Walau ada yang kemudian sampai pada kesadaran pikiran, penyadaran diri melalui pengetahuan itu sendiri yang membawa pikiran ke arah paripurna tentang hakikat alam, dan juga ada yang terus hanyut hingga tenggelam dengan ketidaksadaran dengan pembenaran dan kepentingan sesaat membebaninya, yang terbungkus pengetahuan tanpa pengalaman hidup yang alami, walau dalam kehidupan nyata sudah dianggap berpengetahuan pada tingkat pendidikan yang tinggi, ahli hingga profesor.
Andai kita renungkan kembali, bahwa kearifan budaya leluhur adalah alhasil dari sebuah pemikiran, pikiran yang “tajam, kukuh, kokoh dan mulia”. Walau pengetahuan yang digapai tanpa melalui pendidikan formal sekalipun, namun pengetahuan dari hasil memahami tanda-tanda, gejala hingga dampak dalam alam semesta, terbukti telah banyak menghasilkan mahakarya pemikiran adi luhung pada jamannya, bahkan dijadikan sebagai tonggak pembabakan waktu, yang dikenang dan terkenang serta bermanfaat baik hingga hari ini dan untuk masa depan.
Sejatinya pemikiran mewariskan berbagai hikmah kearifan budaya bagi pendukung dalam setiap kebudayaan suatu wilayah.
Ketajaman pikiran koneksitas kekuatan alam semesta
Kembali pada ilustrasi pasangan suami istri petani di atas, bisa direnungkan kembali sebagai bahan refleksi.
Bagaimana seringkali pengetahuan digunakan sebagai jalan pintas untuk mencapai tujuan yang diharapkan dengan instan tanpa ingin melalui proses secara alami.
Sesungguhnya, secara jelas dalam konsep alam, secara logis, ketika memilih “jalan pintas”, saat itu pula telah dengan sengaja dan secara sadar telah meninggalkan alur area arsir kehidupan yang semestinya kita lalui. Disisi lain, telah mengambil atau memotong alur hidup orang lain.
Hingga akhirnya alur area arsir, yang sengaja ditingggalkan itu, yang merupakan bagian alur hidup sesungguhnya, akan tetap kembali hadir dan menunggu di depan dengan berbagai macam bentuk dan ragam alur area arsir kehidupan, dan cenderung lebih tidak diharapkan sebagai sebuah akumulasi destruktif jalan pintas itu sendiri.
Ketajaman dan kekuatan pikiran, sejatinya pikiran kita sendirilah yang mengasah dan memeliharanya dengan pengetahuan yang alamiah, yang utama.

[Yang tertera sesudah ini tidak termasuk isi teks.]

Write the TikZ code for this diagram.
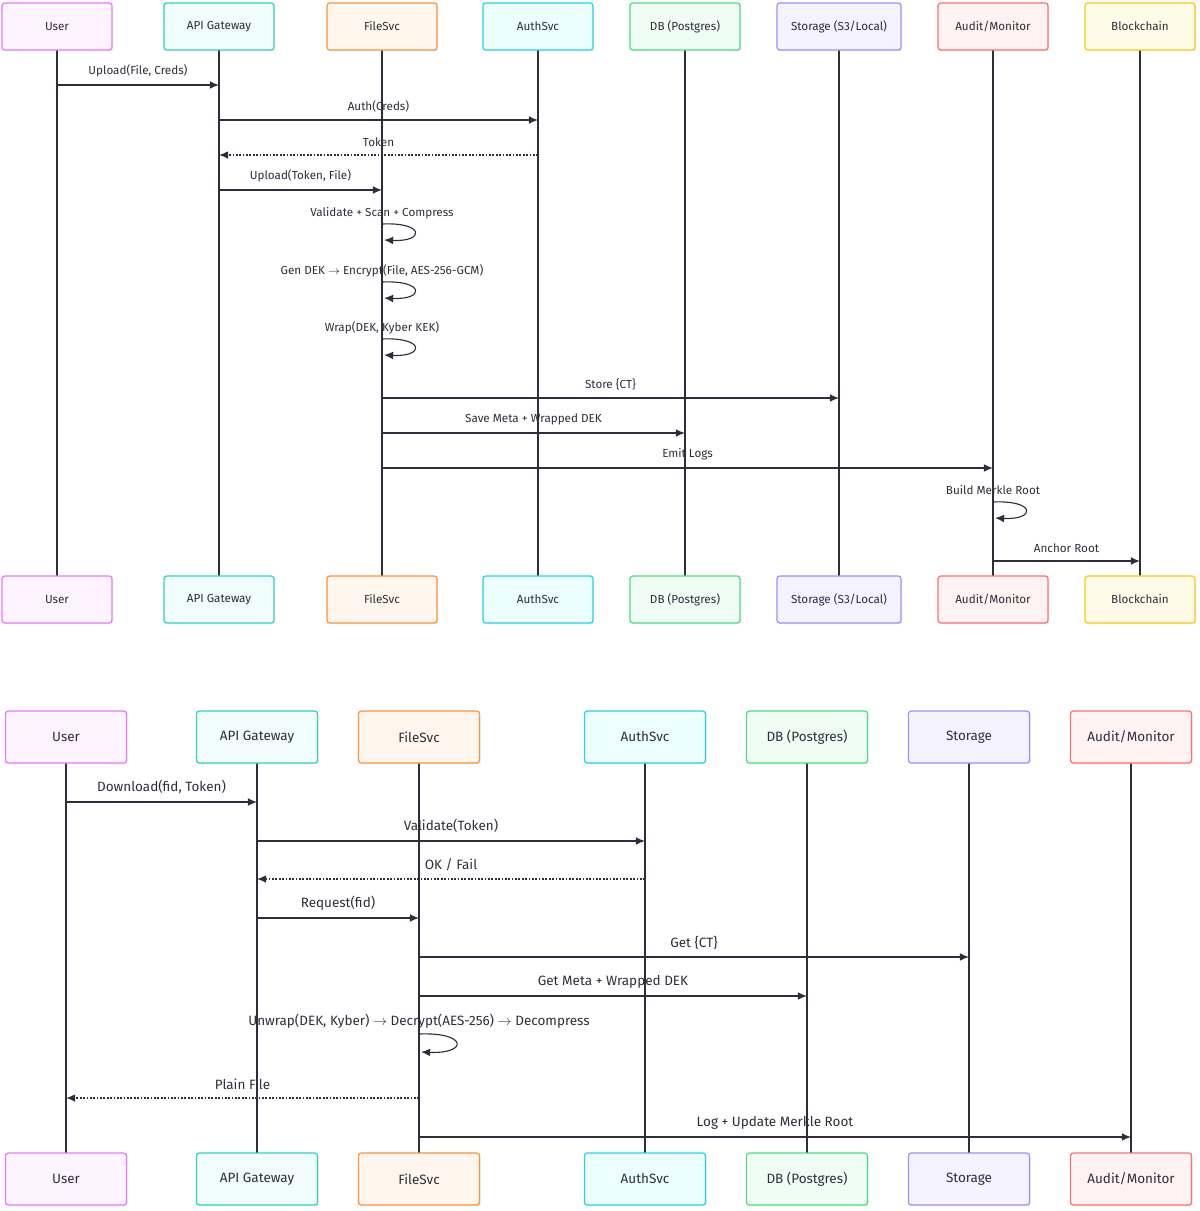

Ketajaman pikiran dapat terefleksi pada sebuah wujud benda, dunia materi, hingga juga pada sebuah “mimpi” melaui keyakinan.
Semua berawal dari mimpi yang disertai keyakinan, keikhlasan, usaha dan ketekunan. Ketajaman pikiran dasar pencapaian sebuah mimpi dalam hidup. Pembuktian kemurnian dan ketulusan keyakinan hidup kita adalah kehidupan generasi kita di masa depan.